When The Minor is looked at as a performing script, it soon becomes clear that the controversial issue of Methodism is hardly central to the structure of the play, indeed Mrs Cole, based on an actual Covent Garden bawd, Jennie Douglas, is not the only subject of Foote's mimicry. The card-sharp Loader was based on a certain Mr Lookup;13 Smirk was the auctioneer Abraham Longford, and in performing the part Foote also took off Longford's predecessor Christopher Cock, whom he had already introduced into The Diversions of the Morning and Fielding had satirised in The Historical Register. Finally, the part of Shift was played as a caricature of either Weston or Tate Wilkinson.14 The latter had pirated the play when it was first presented in two acts in Dublin, and was to perform it at Covent Garden from 24 November 1760, in direct competition with Foote's own performances at Drury Lane. In 1763 the two actors joined forces in a performance of the play, incongruously splitting the part of Shift between them, Wilkinson playing Shift himself, and Foote Smirk, who is Shift in disguise.

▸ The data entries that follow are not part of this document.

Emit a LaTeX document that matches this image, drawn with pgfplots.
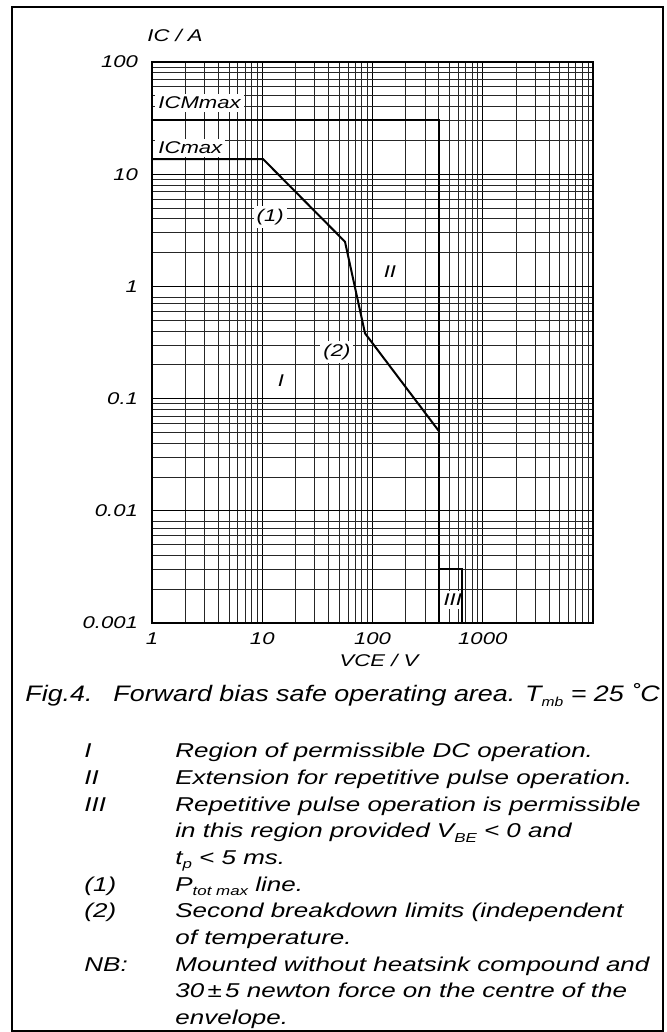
\documentclass[border=0pt]{standalone}
\usepackage{pgfplots}
\pgfplotsset{compat=1.18}
\usepackage{fontspec}
\setmainfont{Liberation Sans}[FakeStretch=1.3]
\newfontfamily\capfont{Liberation Sans}[FakeStretch=1.2]
\newcommand\sub[2][6.5]{\raisebox{-0.4ex}{\fontsize{#1}{7}\selectfont #2}}

% safe operating area, log-log
\begin{document}
\begin{tikzpicture}
\useasboundingbox (0,0) rectangle (333.5pt,516pt);
\draw[line width=1.1pt] (6pt,0.5pt) rectangle (331.5pt,512.5pt);

\begin{axis}[
    at={(76pt,204.5pt)}, anchor=south west,
    scale only axis,
    width=220.5pt, height=280.5pt,
    xmode=log, ymode=log,
    xmin=1, xmax=10000,
    ymin=0.001, ymax=100,
    xtick={1,10,100,1000},
    xticklabels={1,10,100,1000},
    ytick={0.001,0.01,0.1,1,10,100},
    yticklabels={0.001,0.01,0.1,1,10,100},
    minor xtick={2,3,...,9,20,30,...,90,200,300,...,900,2000,3000,...,9000},
    minor ytick={0.002,0.003,...,0.009,0.02,0.03,...,0.09,0.2,0.3,...,0.9,2,3,...,9,20,30,...,90},
    grid=both,
    major grid style={black, line width=0.5pt},
    minor grid style={black!85, line width=0.45pt},
    major tick length=0pt, minor tick length=0pt,
    axis line style={black, line width=0.6pt},
    /pgf/number format/assume math mode=true,
    ticklabel style={font=\itshape\fontsize{8.5}{9}\selectfont},
    xticklabel style={yshift=-1.5pt},
    yticklabel style={xshift=-3.5pt},
]

% region labels first, so the curves stay on top
\begin{scope}[every node/.style={fill=white, inner sep=1.5pt, font=\itshape\fontsize{8.5}{9}\selectfont}]
\node[anchor=west] at (axis cs:1.065,43.1) {ICMmax};
\node[anchor=west] at (axis cs:1.065,17.1) {ICmax};
\node at (axis cs:11.8,4.16) {(1)};
\node at (axis cs:144,1.34) {II};
\node at (axis cs:47.6,0.262) {(2)};
\node at (axis cs:14.8,0.1435) {I};
\node at (axis cs:535,0.0016) {III};
\end{scope}

% ICM max
\addplot[black, line width=1pt] coordinates {
    (1,30.4) (400,30.4) (400,0.001)
};
% IC max, Ptot line, second breakdown
\addplot[black, line width=1pt] coordinates {
    (1,13.6) (10.2,13.6) (56.3,2.50) (85.5,0.382) (404,0.0507)
};
% region III
\addplot[black, line width=1pt] coordinates {
    (400,0.003) (648,0.003) (648,0.001)
};
\end{axis}

\begin{scope}[x=0.5pt,y=0.5pt]
% axis titles
\node[anchor=base west, inner sep=0pt, font=\itshape\fontsize{8.5}{9}\selectfont] at (147,990) {IC / A};
\node[anchor=base, inner sep=0pt, font=\itshape\fontsize{8.5}{9}\selectfont] at (379,365) {VCE / V};

% caption
\begin{scope}[every node/.style={anchor=base west, inner sep=0pt, font=\capfont\itshape\fontsize{11.2}{13}\selectfont}]
\node at (25,330) {Fig.4.};
\node at (113,330) {Forward bias safe operating area. T\sub[6.5]{mb} = 25 ˚C};
\end{scope}

% notes
\begin{scope}[every node/.style={anchor=base west, inner sep=0pt, font=\itshape\fontsize{10}{11}\selectfont}]
\node at (84,274) {I};
\node at (175,274) {Region of permissible DC operation.};
\node at (84,247.35) {II};
\node at (175,247.35) {Extension for repetitive pulse operation.};
\node at (84,220.7) {III};
\node at (175,220.7) {Repetitive pulse operation is permissible};
\node at (175,194.05) {in this region provided V\sub{BE} < 0 and};
\node at (175,167.4) {t\sub{p} < 5 ms.};
\node at (84,140.75) {(1)};
\node at (175,140.75) {P\sub{tot max} line.};
\node at (84,114.1) {(2)};
\node at (175,114.1) {Second breakdown limits (independent};
\node at (175,87.45) {of temperature.};
\node at (84,60.8) {NB:};
\node at (175,60.8) {Mounted without heatsink compound and};
\node at (175,34.15) {30\,±\,5 newton force on the centre of the};
\node at (175,7.5) {envelope.};
\end{scope}
\end{scope}
\end{tikzpicture}
\end{document}
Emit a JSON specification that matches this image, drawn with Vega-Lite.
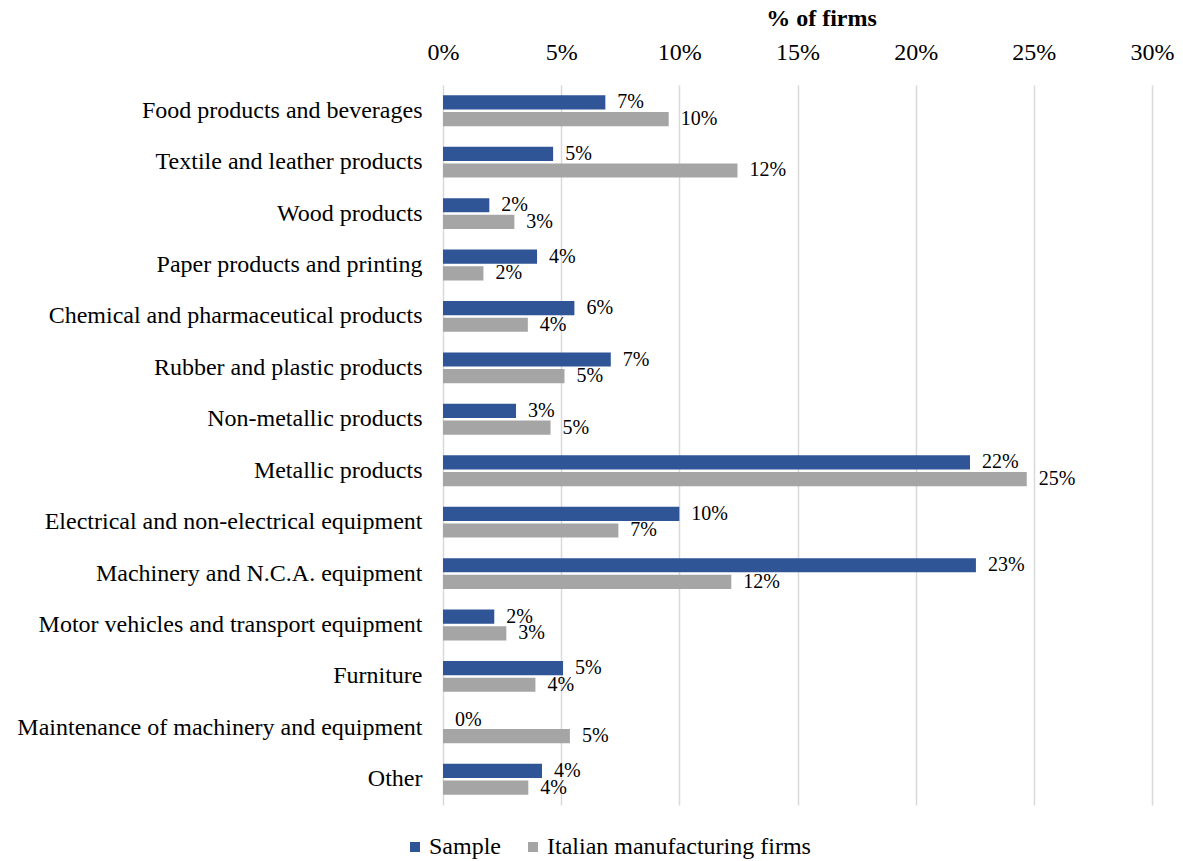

So far this pot-pourri of impersonation was typical of Foote, but the dramatic substance of the play was more fully worked out than usual. The rival systems of education propounded by Sir William and Richard Wealthy, Foote may have developed from Terence's The Brothers; the convention of the benevolent incognito testing the values of the younger generation was one he had already used in The Author, and it was to reappear in Cumberland's West Indian, Goldsmith's Good Natured Man and Sheridan's School for Scandal; while much of the character of Mrs Cole had probably been stolen from Joseph Reed's Register Office. All these varied elements Foote brings together, and, although the result is hardly a seamless garment, it is not quite the rag-bag implied in the criticism of Richard Bevis, who claims that the play is ‘overplotted’, and has

enough story for a five-act comedy. In the melee Foote lost control of the tone. After asking us to laugh at sharpers and follies for two acts, secure in the knowledge that George's straits are artificial, he suddenly gives us a character, Lucy, who is in real trouble and requires immediate sympathy and assistance. The comic law of ‘no consequences’ is rudely violated. Ridicule and outrage are unexpectedly displaced by pathos, and the play becomes emotionally incoherent.15

Although, to an extent, one must agree with Bevis, and even with those critics who give the Lucy scene the pejorative label of sentimental, it does in fact give the satire that bite which Foote claimed to be missing from mere farce. Lucy's distressed situation was not untypical of the age, its causes are closely tied up with the ‘pernicious poison’ of Mrs Cole's hypocrisy, and George's response to her appeal is more like the traditional good nature of a Tom Jones than the self-conscious squeamishness of a Bevil Junior. The seriousness of Lucy's plight is also an essential ingredient of the main plot. It would have been absurd for Sir William's silly charade to have succeeded in regaining his prodigal son. It needed the shock of real hardship and injustice to make Young George's reformation even probable in terms of his character, or acceptable in terms of theatre. All these considerations give the scene a sobering seriousness and the play as a whole a cutting edge. The Aristophanic qualities of Foote's work are not just restricted to personal abuse, caricature situations and the quick-fire routines of a stand-up comic; he does show in this play, as in several others, including The Nabob, a genuine anger at the social abuses of his age, and, although the Whore's Progress is halted in the nick of time, it is wrong to see Lucy's emotional plight, and George's generous response to it, in the same light as the excessive delicacy and mawkish moralising of the truly Sentimental Drama.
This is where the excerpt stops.